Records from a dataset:
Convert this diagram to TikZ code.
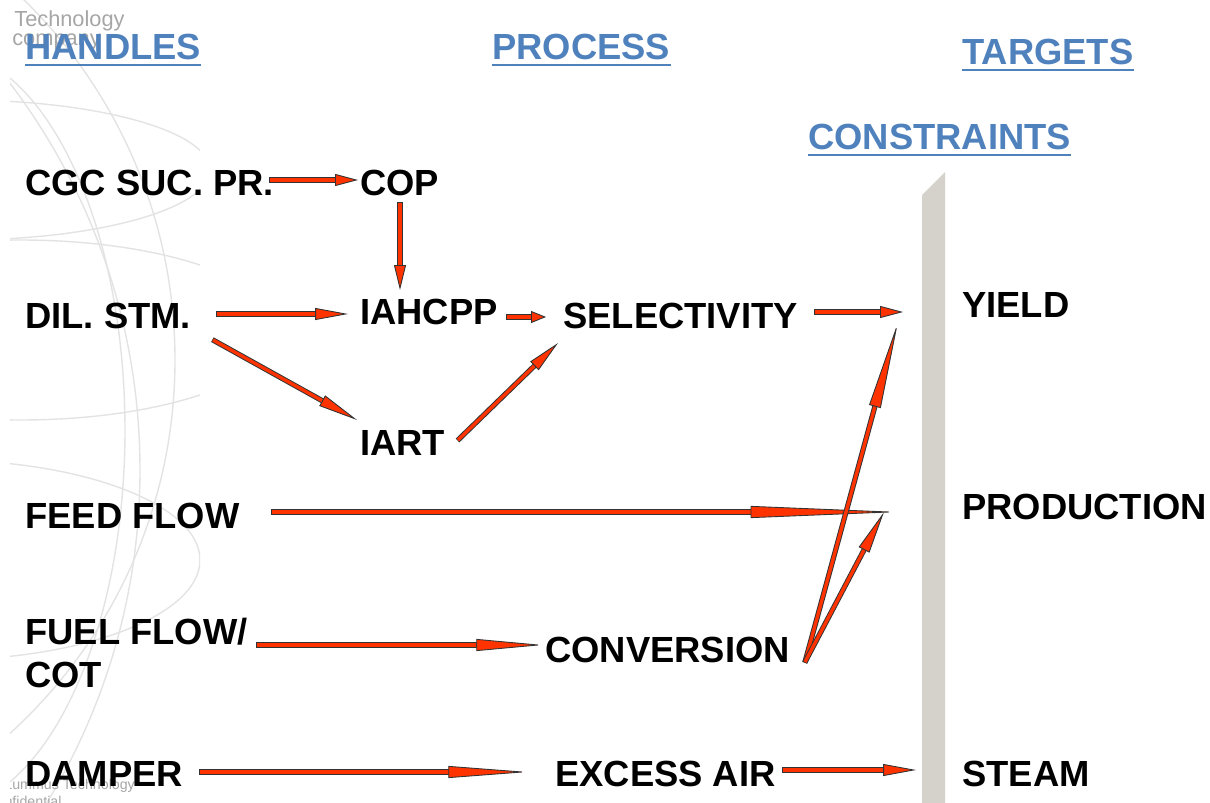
\documentclass[tikz,border=0pt]{standalone}
\usepackage{fontspec}
\setmainfont{Liberation Sans}
\usetikzlibrary{arrows.meta}
\definecolor{hdrblue}{RGB}{79,129,189}
\definecolor{flowred}{RGB}{255,51,0}
\definecolor{barfill}{RGB}{212,210,203}
\tikzset{
    lbl/.style={font=\fontsize{20.7}{25}\selectfont\bfseries, anchor=base west, inner sep=0pt},
    hdr/.style={lbl, text=hdrblue},
    wmtext/.style={text=gray!70, anchor=base west, inner sep=0pt},
    globe/.style={draw=gray!22, line width=0.8pt},
    flow back/.style={draw=black!80, line width=3pt, shorten <=-0.4pt},
    flow front/.style={draw=flowred, line width=1.9pt}}

\begin{document}
\begin{tikzpicture}[x=0.02cm,y=-0.02cm]
\useasboundingbox (0,0) rectangle (1210,803);

% watermark
\begin{scope}
\clip (10,0) rectangle (200,803);
\draw[globe] (-330,360) circle (505);
\draw[globe] (-500,470) circle (640);
\draw[globe] (-60,430) ellipse (185 and 380);
\draw[globe] (20,330) ellipse (260 and 90);
\draw[globe] (-60,560) ellipse (260 and 100);
\draw[globe] (-40,170) ellipse (250 and 70);
\node[wmtext, font=\fontsize{12.4}{14}\selectfont] (wm1) at (14,27) {Technology};
\node[wmtext, font=\fontsize{12.4}{14}\selectfont] (wm2) at (12,46) {company};
\node[wmtext, font=\fontsize{8.1}{9}\selectfont] (wm3) at (4,789) {Lummus Technology};
\node[wmtext, font=\fontsize{8.1}{9}\selectfont] (wm4) at (-14,806) {Confidential};
\end{scope}

% constraint bar
\fill[barfill] (922,195) -- (945,172) -- (945,803) -- (922,803) -- cycle;

% headers
\node[hdr] (handles) at (25,60) {HANDLES};
\node[hdr] (process) at (492,60) {PROCESS};
\node[hdr] (targets) at (962,65) {TARGETS};
\node[hdr] (constr) at (808,150) {CONSTRAINTS};
\foreach \h in {handles,process,targets,constr}
  \draw[hdrblue, line width=1.3pt] ([yshift=-3pt]\h.base west) -- ([yshift=-3pt]\h.base east);

% labels
\node[lbl] (cgc) at (25,196) {CGC SUC. PR.};
\node[lbl] (cop) at (360,196) {COP};
\node[lbl] (dil) at (25,329) {DIL. STM.};
\node[lbl] (iahcpp) at (360,325) {IAHCPP};
\node[lbl] (sel) at (563,329) {SELECTIVITY};
\node[lbl] (iart) at (360,456) {IART};
\node[lbl] (yield) at (962,318) {YIELD};
\node[lbl] (feed) at (25,528) {FEED FLOW};
\node[lbl] (prod) at (962,520) {PRODUCTION};
\node[lbl, anchor=west, align=left] (fuel) at (25,653) {FUEL FLOW/\\COT};
\node[lbl] (conv) at (545,662) {CONVERSION};
\node[lbl] (damper) at (25,786) {DAMPER};
\node[lbl] (excess) at (555,786) {EXCESS AIR};
\node[lbl] (steam) at (962,786) {STEAM};

% arrow ends
\coordinate (cgc-r) at (270,180);
\coordinate (cop-l) at (358,180);
\coordinate (cop-b) at (400,203);
\coordinate (iahcpp-t) at (400,290);
\coordinate (dil-r) at (217,314);
\coordinate (iahcpp-l) at (348,314);
\coordinate (dil-br) at (213,340);
\coordinate (iart-tl) at (357,420);
\coordinate (iahcpp-r) at (507,317);
\coordinate (sel-l) at (546,317);
\coordinate (iart-r) at (458,440);
\coordinate (sel-bl) at (558,343);
\coordinate (sel-r) at (815,312);
\coordinate (yield-l) at (903,312);
\coordinate (feed-r) at (272,512);
\coordinate (prod-l) at (900,512);
\coordinate (conv-r) at (805,662);
\coordinate (yield-bl) at (898,322);
\coordinate (prod-bl) at (884,512);
\coordinate (fuel-r) at (257,645);
\coordinate (conv-l) at (543,645);
\coordinate (damper-r) at (200,772);
\coordinate (excess-l) at (528,772);
\coordinate (excess-r) at (783,770);
\coordinate (steam-l) at (916,770);

\foreach \a/\b/\h in {cgc-r/cop-l/23, cop-b/iahcpp-t/25, dil-r/iahcpp-l/33,
    dil-br/iart-tl/40, iahcpp-r/sel-l/15, iart-r/sel-bl/33, sel-r/yield-l/23,
    feed-r/prod-l/150, conv-r/yield-bl/88, conv-r/prod-bl/43, fuel-r/conv-l/67,
    damper-r/excess-l/80, excess-r/steam-l/33}{
  \pgfmathsetlengthmacro\hd{\h*0.567pt}
  \pgfmathsetlengthmacro\hs{(\h-3)*0.567pt}
  \draw[flow back, shorten >=\hs] (\a) -- (\b);
  \draw[flow front, -{Triangle[length=\hd, width=6.8pt, fill=flowred, color=black!80, line width=0.5pt]}] (\a) -- (\b);
}
\end{tikzpicture}
\end{document}
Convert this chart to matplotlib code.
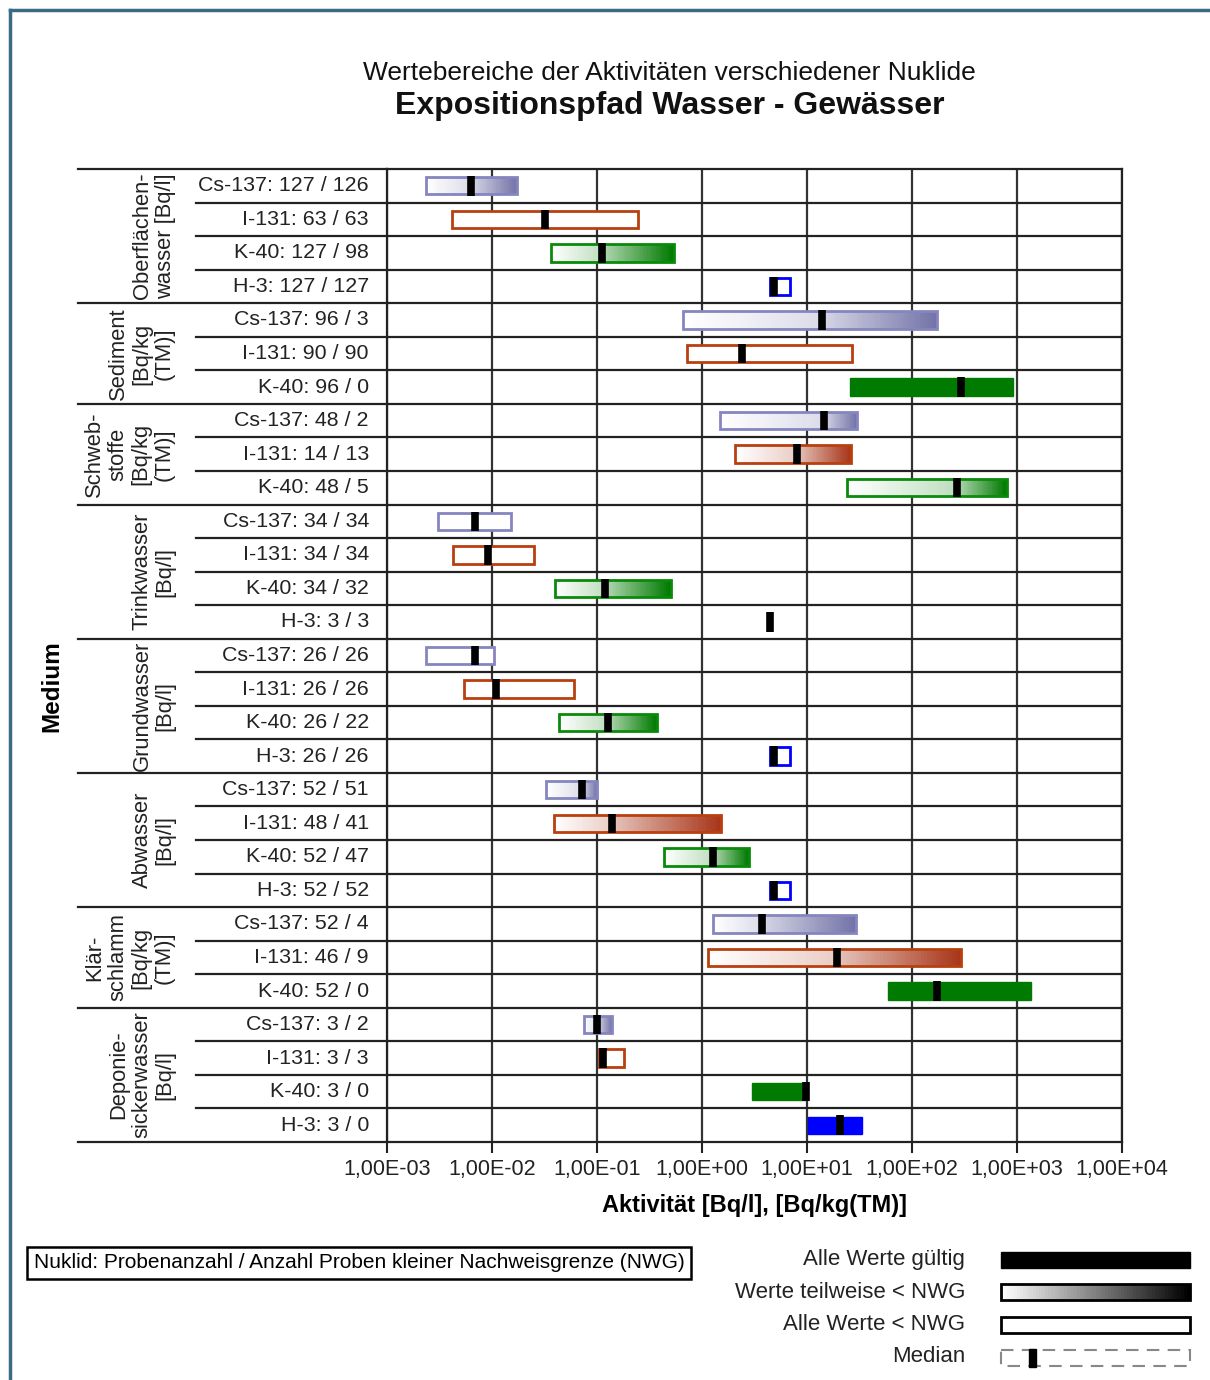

- **TASK DETAILS**: Write out all the records again, exactly, minus any pictures.

- **THE REPLY**:
Convert this diagram to TikZ code.
\documentclass[tikz,border=0pt]{standalone}
\usepackage{fontspec}
\setmainfont{Liberation Sans}
\usetikzlibrary{arrows.meta}
\definecolor{hdrblue}{RGB}{79,129,189}
\definecolor{flowred}{RGB}{255,51,0}
\definecolor{barfill}{RGB}{212,210,203}
\tikzset{
    lbl/.style={font=\fontsize{20.7}{25}\selectfont\bfseries, anchor=base west, inner sep=0pt},
    hdr/.style={lbl, text=hdrblue},
    wmtext/.style={text=gray!70, anchor=base west, inner sep=0pt},
    globe/.style={draw=gray!22, line width=0.8pt},
    flow back/.style={draw=black!80, line width=3pt, shorten <=-0.4pt},
    flow front/.style={draw=flowred, line width=1.9pt}}

\begin{document}
\begin{tikzpicture}[x=0.02cm,y=-0.02cm]
\useasboundingbox (0,0) rectangle (1210,803);

% watermark
\begin{scope}
\clip (10,0) rectangle (200,803);
\draw[globe] (-330,360) circle (505);
\draw[globe] (-500,470) circle (640);
\draw[globe] (-60,430) ellipse (185 and 380);
\draw[globe] (20,330) ellipse (260 and 90);
\draw[globe] (-60,560) ellipse (260 and 100);
\draw[globe] (-40,170) ellipse (250 and 70);
\node[wmtext, font=\fontsize{12.4}{14}\selectfont] (wm1) at (14,27) {Technology};
\node[wmtext, font=\fontsize{12.4}{14}\selectfont] (wm2) at (12,46) {company};
\node[wmtext, font=\fontsize{8.1}{9}\selectfont] (wm3) at (4,789) {Lummus Technology};
\node[wmtext, font=\fontsize{8.1}{9}\selectfont] (wm4) at (-14,806) {Confidential};
\end{scope}

% constraint bar
\fill[barfill] (922,195) -- (945,172) -- (945,803) -- (922,803) -- cycle;

% headers
\node[hdr] (handles) at (25,60) {HANDLES};
\node[hdr] (process) at (492,60) {PROCESS};
\node[hdr] (targets) at (962,65) {TARGETS};
\node[hdr] (constr) at (808,150) {CONSTRAINTS};
\foreach \h in {handles,process,targets,constr}
  \draw[hdrblue, line width=1.3pt] ([yshift=-3pt]\h.base west) -- ([yshift=-3pt]\h.base east);

% labels
\node[lbl] (cgc) at (25,196) {CGC SUC. PR.};
\node[lbl] (cop) at (360,196) {COP};
\node[lbl] (dil) at (25,329) {DIL. STM.};
\node[lbl] (iahcpp) at (360,325) {IAHCPP};
\node[lbl] (sel) at (563,329) {SELECTIVITY};
\node[lbl] (iart) at (360,456) {IART};
\node[lbl] (yield) at (962,318) {YIELD};
\node[lbl] (feed) at (25,528) {FEED FLOW};
\node[lbl] (prod) at (962,520) {PRODUCTION};
\node[lbl, anchor=west, align=left] (fuel) at (25,653) {FUEL FLOW/\\COT};
\node[lbl] (conv) at (545,662) {CONVERSION};
\node[lbl] (damper) at (25,786) {DAMPER};
\node[lbl] (excess) at (555,786) {EXCESS AIR};
\node[lbl] (steam) at (962,786) {STEAM};

% arrow ends
\coordinate (cgc-r) at (270,180);
\coordinate (cop-l) at (358,180);
\coordinate (cop-b) at (400,203);
\coordinate (iahcpp-t) at (400,290);
\coordinate (dil-r) at (217,314);
\coordinate (iahcpp-l) at (348,314);
\coordinate (dil-br) at (213,340);
\coordinate (iart-tl) at (357,420);
\coordinate (iahcpp-r) at (507,317);
\coordinate (sel-l) at (546,317);
\coordinate (iart-r) at (458,440);
\coordinate (sel-bl) at (558,343);
\coordinate (sel-r) at (815,312);
\coordinate (yield-l) at (903,312);
\coordinate (feed-r) at (272,512);
\coordinate (prod-l) at (900,512);
\coordinate (conv-r) at (805,662);
\coordinate (yield-bl) at (898,322);
\coordinate (prod-bl) at (884,512);
\coordinate (fuel-r) at (257,645);
\coordinate (conv-l) at (543,645);
\coordinate (damper-r) at (200,772);
\coordinate (excess-l) at (528,772);
\coordinate (excess-r) at (783,770);
\coordinate (steam-l) at (916,770);

\foreach \a/\b/\h in {cgc-r/cop-l/23, cop-b/iahcpp-t/25, dil-r/iahcpp-l/33,
    dil-br/iart-tl/40, iahcpp-r/sel-l/15, iart-r/sel-bl/33, sel-r/yield-l/23,
    feed-r/prod-l/150, conv-r/yield-bl/88, conv-r/prod-bl/43, fuel-r/conv-l/67,
    damper-r/excess-l/80, excess-r/steam-l/33}{
  \pgfmathsetlengthmacro\hd{\h*0.567pt}
  \pgfmathsetlengthmacro\hs{(\h-3)*0.567pt}
  \draw[flow back, shorten >=\hs] (\a) -- (\b);
  \draw[flow front, -{Triangle[length=\hd, width=6.8pt, fill=flowred, color=black!80, line width=0.5pt]}] (\a) -- (\b);
}
\end{tikzpicture}
\end{document}
Convert this chart to matplotlib code.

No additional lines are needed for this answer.